Die Fahrzeuge der Parteien standen hintereinander, die Klägerin vorne, dahinter der Beklagte, an einer roten Ampel auf einem Fahrstreifen für Rechtsabbieger. Als die Ampel auf Grün schaltete fuhren beide Fahrzeuge an. Während des Anfahr- und Abbiegevorgangs vernahm die klägerische Fahrerin das akustische Signal eines Rettungswagens und unternahm eine Bremsung. Der Beklagte fuhr auf. Die Klägerin wurde verletzt und ihr Fahrzeug beschädigt.

Das Gericht vernahm die Klägerin und hörte den Beklagten an. Dass ein Einsatzfahrzeug «in der Nähe» war, war unstreitig. Jedoch wies der Beklagte darauf hin, dass der Rettungswagen sich auf der gegenüberliegenden Straßenseite befunden habe.

Rechtliche Wertung

Das Gericht entschied auf volle Haftung des Beklagten. Im Rahmen der Abwägung gegenseitiger Betriebsgefahren und Verursachungsbeiträge könnten nur feststehende Tatsachen berücksichtigt werden.

Der Anscheinsbeweis streite hier für die Klagepartei. Dass sie gebremst habe, sei unstreitig. Ein Verkehrsverstoß nach § 4 StVO könne darin nur liegen, wenn die Klägerin plötzlich scharf gebremst habe. Das behaupte nicht einmal der Beklagte. Dass die Klägerin abgebremst habe, entspreche sogar ihrer gesetzlichen Verpflichtung. Denn wer ein Martinshorn höre, dürfe erst weiterfahren, wenn er sich überzeugt habe, dass er oder sie dieses Einsatzfahrzeug nicht behindern werde.

Praxishinweis

Die Entscheidung wird hier vorgestellt, weil über Einsatzfahrzeuge und über Unfälle, die sich anlässlich einer Einsatzfahrt ereignen, häufig gestritten wird. Das Gericht hat die «beteiligte» Zeugin, die Klägerin und im Sinne der Waffengleichheit auch den Beklagten-Fahrer angehört und ist völlig zu Recht zur Haftungsquote 100:0 gekommen.
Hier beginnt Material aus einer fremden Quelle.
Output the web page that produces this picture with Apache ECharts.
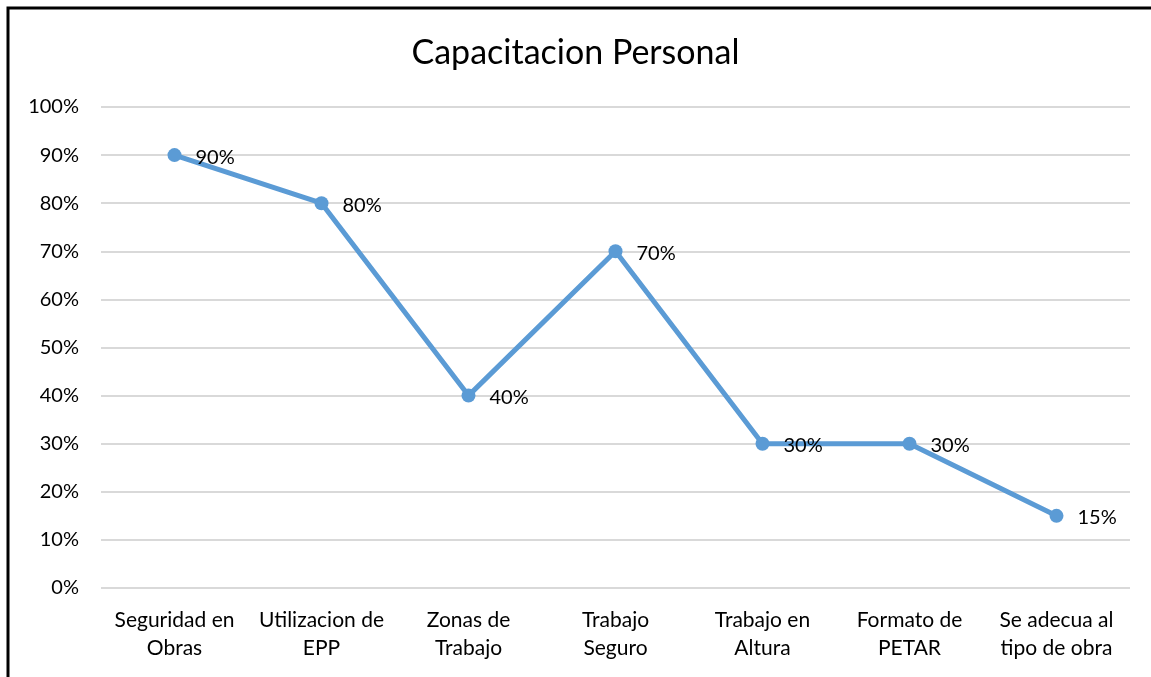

Für den Ansatz der Betriebsgefahr auf Seiten der Klägerin ist in solchen Konstellationen tatsächlich kein Raum mehr. Der Hintermann muss gerade beim Anfahren an einer Kreuzung ständig mit einem Abbremsen rechnen, weil der Vordere mehr sieht und mehr hört.

Redaktion beck-aktuell, 9. Februar 2017.